- [PROBLEM]: The lines from the top of the material through the line with "import pandas as pd" are to be set down exactly. Leave the pictures out.
******************************
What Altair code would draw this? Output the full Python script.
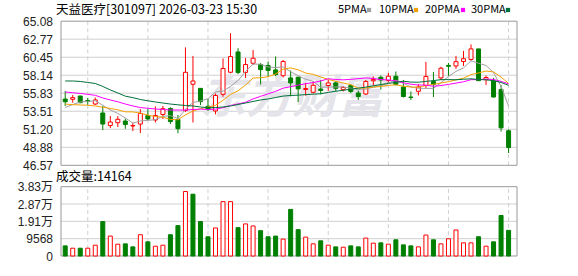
import json
import altair as alt
import pandas as pd

# ---------------- data ----------------
dates = ["12-18", "12-19", "12-22", "12-23", "12-24", "12-25", "12-26", "12-29", "12-30", "12-31",
         "01-05", "01-06", "01-07", "01-08", "01-09", "01-12", "01-13", "01-14", "01-15", "01-16",
         "01-19", "01-20", "01-21", "01-22", "01-23", "01-26", "01-27", "01-28", "01-29", "01-30",
         "02-02", "02-03", "02-04", "02-05", "02-06", "02-09", "02-10", "02-11", "02-12", "02-13",
         "02-24", "02-25", "02-26", "02-27", "03-02", "03-03", "03-04", "03-05", "03-06", "03-09",
         "03-10", "03-11", "03-12", "03-13", "03-16", "03-17", "03-18", "03-19", "03-20", "03-23"]

opens = [55.08, 55.05, 55.47, 54.89, 54.44, 53.29, 51.68, 52.04, 52.26, 51.62,
         51.87, 52.97, 52.39, 53.10, 53.87, 52.45, 53.61, 56.98, 56.45, 54.15,
         53.55, 55.69, 58.52, 61.13, 58.50, 59.68, 59.52, 59.40, 58.82, 58.08,
         57.79, 57.88, 56.31, 55.95, 56.37, 56.82, 57.15, 56.29, 56.80, 55.86,
         55.73, 57.43, 57.88, 57.47, 58.01, 56.63, 55.34, 56.08, 56.82, 57.34,
         57.79, 59.40, 59.33, 59.91, 60.17, 61.52, 57.57, 57.40, 56.31, 51.01]
highs = [56.12, 55.60, 55.50, 55.22, 55.28, 54.19, 52.90, 52.90, 52.58, 52.04,
         53.80, 53.80, 54.12, 54.19, 54.02, 53.03, 61.71, 60.62, 56.50, 55.09,
         55.80, 60.30, 63.54, 61.61, 60.36, 61.39, 59.72, 59.91, 60.55, 60.10,
         58.75, 57.96, 57.15, 57.40, 57.53, 57.53, 57.34, 56.76, 56.95, 56.18,
         57.53, 57.98, 58.11, 58.43, 58.62, 57.53, 56.05, 57.02, 59.85, 58.56,
         59.24, 59.72, 60.62, 61.26, 62.10, 61.52, 58.11, 57.79, 56.89, 51.17]
lows = [54.19, 54.61, 54.55, 54.32, 54.32, 51.10, 51.36, 51.49, 51.26, 50.97,
        50.72, 52.39, 52.07, 52.52, 51.87, 50.68, 53.42, 52.07, 54.30, 53.55,
        53.12, 55.38, 58.39, 58.27, 57.79, 59.46, 56.95, 57.92, 58.05, 57.85,
        55.41, 54.70, 55.51, 55.80, 55.69, 56.12, 56.12, 56.05, 55.82, 54.96,
        55.60, 56.82, 56.31, 57.15, 56.82, 55.28, 54.96, 55.54, 56.44, 55.34,
        57.53, 58.05, 58.95, 59.33, 59.98, 57.40, 56.89, 55.28, 50.91, 48.14]
closes = [54.73, 55.26, 54.61, 54.77, 54.96, 51.87, 52.13, 52.48, 51.81, 51.68,
          53.22, 52.52, 52.97, 53.84, 52.19, 51.27, 58.52, 57.40, 54.74, 53.74,
          55.54, 59.01, 60.53, 58.50, 59.52, 60.32, 58.86, 58.75, 58.21, 59.91,
          57.15, 56.38, 56.44, 56.85, 56.18, 57.15, 56.46, 56.57, 56.05, 55.41,
          57.34, 57.60, 57.53, 58.01, 56.95, 55.41, 55.28, 56.63, 57.98, 56.95,
          59.04, 59.29, 59.88, 60.26, 61.52, 57.44, 57.85, 55.34, 51.38, 48.85]
prev_close = 55.30  # close of the session before the first visible one

volumes = [5600, 4300, 4300, 4300, 5970, 19020, 11000, 6530, 6710, 5040,
           11750, 7830, 5410, 5970, 11750, 16790, 35620, 34130, 19020, 10630,
           15480, 30030, 30030, 15670, 17720, 16600, 13990, 10630, 11000, 9330,
           25740, 14550, 10440, 6710, 8390, 5970, 5040, 4850, 5600, 5040,
           9890, 7090, 7270, 6530, 8950, 6150, 5600, 5040, 11580, 8950,
           6710, 9510, 14380, 7270, 7270, 10630, 5410, 7830, 22380, 14164]

ma5 = [53.99, 54.38, 54.70, 54.77, 54.87, 54.29, 53.67, 53.24, 52.65, 51.99,
       52.26, 52.34, 52.44, 52.85, 52.95, 52.56, 53.76, 54.64, 54.82, 55.13,
       55.99, 56.09, 56.71, 57.46, 58.62, 59.58, 59.55, 59.19, 59.13, 59.21,
       58.58, 58.08, 57.62, 57.35, 56.60, 56.62, 56.62, 56.64, 56.48, 56.33,
       56.37, 56.59, 56.79, 57.18, 57.49, 57.10, 56.64, 56.46, 56.45, 56.45,
       57.18, 57.98, 58.63, 59.08, 60.00, 59.68, 59.39, 58.48, 56.71, 54.17]
ma10 = [54.43, 54.36, 54.32, 54.28, 54.19, 54.03, 53.87, 53.70, 53.44, 53.43,
        53.28, 53.01, 52.84, 52.75, 52.47, 52.41, 53.05, 53.54, 53.84, 54.04,
        54.27, 54.92, 55.68, 56.14, 56.88, 57.78, 57.82, 57.95, 58.30, 58.92,
        59.08, 58.83, 58.42, 58.25, 57.92, 57.60, 57.36, 57.14, 56.93, 56.48,
        56.50, 56.61, 56.71, 56.83, 56.91, 56.73, 56.62, 56.62, 56.81, 56.97,
        57.14, 57.31, 57.54, 57.77, 58.22, 58.43, 58.68, 58.56, 57.90, 57.09]
ma20 = [55.99, 55.89, 55.80, 55.69, 55.56, 55.22, 54.96, 54.73, 54.44, 54.19,
        53.99, 53.89, 53.80, 53.74, 53.67, 53.67, 53.67, 53.74, 53.78, 53.74,
        53.78, 53.96, 54.26, 54.45, 54.67, 55.10, 55.43, 55.75, 56.07, 56.48,
        56.67, 56.87, 57.05, 57.20, 57.40, 57.69, 57.59, 57.55, 57.61, 57.70,
        57.79, 57.72, 57.57, 57.54, 57.41, 57.17, 56.99, 56.88, 56.87, 56.72,
        56.82, 56.96, 57.13, 57.30, 57.57, 57.58, 57.65, 57.59, 57.35, 57.03]
ma30 = [57.40, 57.40, 57.34, 57.21, 57.08, 56.70, 56.25, 55.86, 55.45, 55.26,
        55.02, 54.86, 54.70, 54.57, 54.44, 54.34, 54.25, 54.19, 54.06, 53.97,
        53.99, 54.06, 54.19, 54.38, 54.57, 54.77, 54.96, 55.09, 55.28, 55.46,
        55.54, 55.58, 55.65, 55.71, 55.76, 55.93, 56.08, 56.21, 56.35, 56.48,
        56.61, 56.78, 56.94, 57.08, 57.23, 57.37, 57.26, 57.24, 57.35, 57.45,
        57.57, 57.58, 57.56, 57.62, 57.68, 57.59, 57.55, 57.44, 57.21, 56.84]

price_ticks = [46.57, 48.88, 51.20, 53.51, 55.83, 58.14, 60.45, 62.77, 65.08]
vol_ticks = [0, 9568, 19136, 28704, 38272]
date_ticks = ["12-23", "01-06", "01-16", "01-28", "02-09", "02-27", "03-11", "03-23"]

title_text = "天益医疗[301097] 2026-03-23 15:30"
vol_title = "成交量:14164"
watermark = "东方财富"
ma_names = ["5PMA", "10PMA", "20PMA", "30PMA"]

# ---------------- styling ----------------
RED = "#ff0000"
GREEN = "#008000"
ma_colors = ["#a0a0a0", "#f5a100", "#ff00ff", "#00703a"]
GRID = "#d0d0d0"
FRAME = "#999999"
CJK = "Noto Sans CJK SC"
NUM = "Liberation Sans, Noto Sans CJK SC"

n = len(dates)
X_DOM = [-0.56, n + 0.12]
x_scale = alt.Scale(domain=X_DOM, range=[56, 522], nice=False, zero=False)
p_scale = alt.Scale(domain=[price_ticks[0], price_ticks[-1]], range=[165.3, 21.2], nice=False, zero=False)
v_scale = alt.Scale(domain=[vol_ticks[0], vol_ticks[-1]], range=[256, 186.7], nice=False, zero=False)

df = pd.DataFrame({"i": list(range(n)), "date": dates, "open": opens, "high": highs,
                   "low": lows, "close": closes, "vol": volumes})
df["dir"] = ["up" if c >= o else "down" for o, c in zip(opens, closes)]
prevs = [prev_close] + closes[:-1]
df["vdir"] = ["up" if c >= p else "down" for c, p in zip(closes, prevs)]
df["v0"] = 0

stroke_enc = alt.Stroke("dir:N", scale=alt.Scale(domain=["up", "down"], range=[RED, GREEN]), legend=None)
fill_enc = alt.Fill("dir:N", scale=alt.Scale(domain=["up", "down"], range=["#ffffff", GREEN]), legend=None)
vstroke_enc = alt.Stroke("vdir:N", scale=alt.Scale(domain=["up", "down"], range=[RED, GREEN]), legend=None)
vfill_enc = alt.Fill("vdir:N", scale=alt.Scale(domain=["up", "down"], range=["#ffffff", GREEN]), legend=None)

X = lambda f: alt.X(f, scale=x_scale, axis=None)

# grid data
pg = pd.DataFrame({"p": price_ticks[1:-1], "x0": X_DOM[0], "x1": X_DOM[1]})
vg = pd.DataFrame({"v": vol_ticks[1:-1], "x0": X_DOM[0], "x1": X_DOM[1]})
tick_idx = [dates.index(d) for d in date_ticks]
dg = pd.DataFrame({"i": tick_idx, "p0": price_ticks[0], "p1": price_ticks[-1],
                   "v0": vol_ticks[0], "v1": vol_ticks[-1]})
frame = pd.DataFrame({"x0": [X_DOM[0]], "x1": [X_DOM[1]],
                      "p0": [price_ticks[0]], "p1": [price_ticks[-1]],
                      "v0": [vol_ticks[0]], "v1": [vol_ticks[-1]]})

price_axis = alt.Axis(orient="left", values=price_ticks, format=".2f", offset=-55.5,
                      domain=False, ticks=False, tickSize=0, grid=False, labelPadding=3,
                      labelFont=NUM, labelFontSize=12, labelColor="#222222", title=None,
                      labelOverlap=False)
vol_axis = alt.Axis(orient="left", values=vol_ticks, offset=-55.5,
                    labelExpr="datum.value >= 10000 ? format(datum.value / 10000, '.2f') + '万' : format(datum.value, 'd')",
                    domain=False, ticks=False, tickSize=0, grid=False, labelPadding=3,
                    labelFont=NUM, labelFontSize=12, labelColor="#222222", title=None,
                    labelOverlap=False)
date_axis = alt.Axis(orient="bottom", values=tick_idx, labelExpr=json.dumps(dates) + "[datum.value]",
                     offset=-20, domain=False, ticks=False, tickSize=0, grid=False, labelPadding=4,
                     labelFont=CJK, labelFontSize=12, labelColor=RED, title=None,
                     labelFlush=False, labelOverlap=False)

layers = []

# horizontal grids (carry the y axes)
layers.append(alt.Chart(pg).mark_rule(color=GRID, strokeWidth=1).encode(
    x=X("x0:Q"), x2="x1:Q", y=alt.Y("p:Q", scale=p_scale, axis=price_axis)))
layers.append(alt.Chart(vg).mark_rule(color=GRID, strokeWidth=1).encode(
    x=X("x0:Q"), x2="x1:Q", y=alt.Y("v:Q", scale=v_scale, axis=vol_axis)))
# vertical dashed grids
layers.append(alt.Chart(dg).mark_rule(color=GRID, strokeWidth=1, strokeDash=[4, 3]).encode(
    x=X("i:Q"), y=alt.Y("p0:Q", scale=p_scale, axis=None), y2="p1:Q"))
layers.append(alt.Chart(dg).mark_rule(color=GRID, strokeWidth=1, strokeDash=[4, 3]).encode(
    x=X("i:Q"), y=alt.Y("v0:Q", scale=v_scale, axis=None), y2="v1:Q"))

# watermark
layers.append(alt.Chart(pd.DataFrame({"t": [watermark]})).mark_text(
    font=CJK, fontSize=46, fontWeight="bold", fontStyle="italic", color="#e4e4ea",
    align="center", baseline="middle").encode(x=alt.value(292), y=alt.value(99), text="t:N"))

# frames
layers.append(alt.Chart(frame).mark_rect(fillOpacity=0, stroke=FRAME, strokeWidth=1).encode(
    x=X("x0:Q"), x2="x1:Q", y=alt.Y("p0:Q", scale=p_scale, axis=None), y2="p1:Q"))
layers.append(alt.Chart(frame).mark_rect(fillOpacity=0, stroke=FRAME, strokeWidth=1).encode(
    x=X("x0:Q"), x2="x1:Q", y=alt.Y("v0:Q", scale=v_scale, axis=None), y2="v1:Q"))

# candles
layers.append(alt.Chart(df).mark_rule(strokeWidth=1).encode(
    x=X("i:Q"), y=alt.Y("low:Q", scale=p_scale, axis=None), y2="high:Q", stroke=stroke_enc))
layers.append(alt.Chart(df).mark_bar(size=4, strokeWidth=1, orient="vertical").encode(
    x=X("i:Q"), y=alt.Y("open:Q", scale=p_scale, axis=None), y2="close:Q",
    fill=fill_enc, stroke=stroke_enc))

# moving averages
ma_df = pd.concat([pd.DataFrame({"i": list(range(n)), "val": vals, "name": nm})
                   for nm, vals in zip(ma_names, [ma5, ma10, ma20, ma30])], ignore_index=True)
layers.append(alt.Chart(ma_df).mark_line(strokeWidth=1).encode(
    x=X("i:Q"), y=alt.Y("val:Q", scale=p_scale, axis=None),
    color=alt.Color("name:N", scale=alt.Scale(domain=ma_names, range=ma_colors), legend=None),
    detail="name:N"))

# volume bars (carry the date axis)
layers.append(alt.Chart(df).mark_bar(size=4, strokeWidth=1, orient="vertical").encode(
    x=alt.X("i:Q", scale=x_scale, axis=date_axis),
    y=alt.Y("vol:Q", scale=v_scale, axis=None), y2="v0:Q",
    fill=vfill_enc, stroke=vstroke_enc))

# texts
layers.append(alt.Chart(pd.DataFrame({"t": [title_text]})).mark_text(
    font=CJK, fontSize=12.5, color="#000000", align="left", baseline="middle").encode(
    x=alt.value(56), y=alt.value(10), text="t:N"))
layers.append(alt.Chart(pd.DataFrame({"t": [vol_title]})).mark_text(
    font=CJK, fontSize=12.5, color="#000000", align="left", baseline="middle").encode(
    x=alt.value(56), y=alt.value(177), text="t:N"))

legend_text_x = [338, 379, 425, 471]
legend_box_x = [369, 416, 463, 508]
for nm, col, tx, bx in zip(ma_names, ma_colors, legend_text_x, legend_box_x):
    layers.append(alt.Chart(pd.DataFrame({"t": [nm]})).mark_text(
        font=CJK, fontSize=11, color="#000000", align="left", baseline="middle").encode(
        x=alt.value(tx), y=alt.value(10), text="t:N"))
    layers.append(alt.Chart(pd.DataFrame({"t": [nm]})).mark_square(
        size=18, color=col, opacity=1).encode(x=alt.value(bx), y=alt.value(10)))

chart = alt.layer(*layers).properties(
    width=578, height=276, padding=0, autosize=alt.AutoSizeParams(type="none")
).resolve_scale(y="independent").configure_view(strokeWidth=0)

chart.save("out.html", embed_options={"renderer": "svg", "actions": False})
******************************
- [SOLUTION]:
What Altair code would draw this? Output the full Python script.
import json
import altair as alt
import pandas as pd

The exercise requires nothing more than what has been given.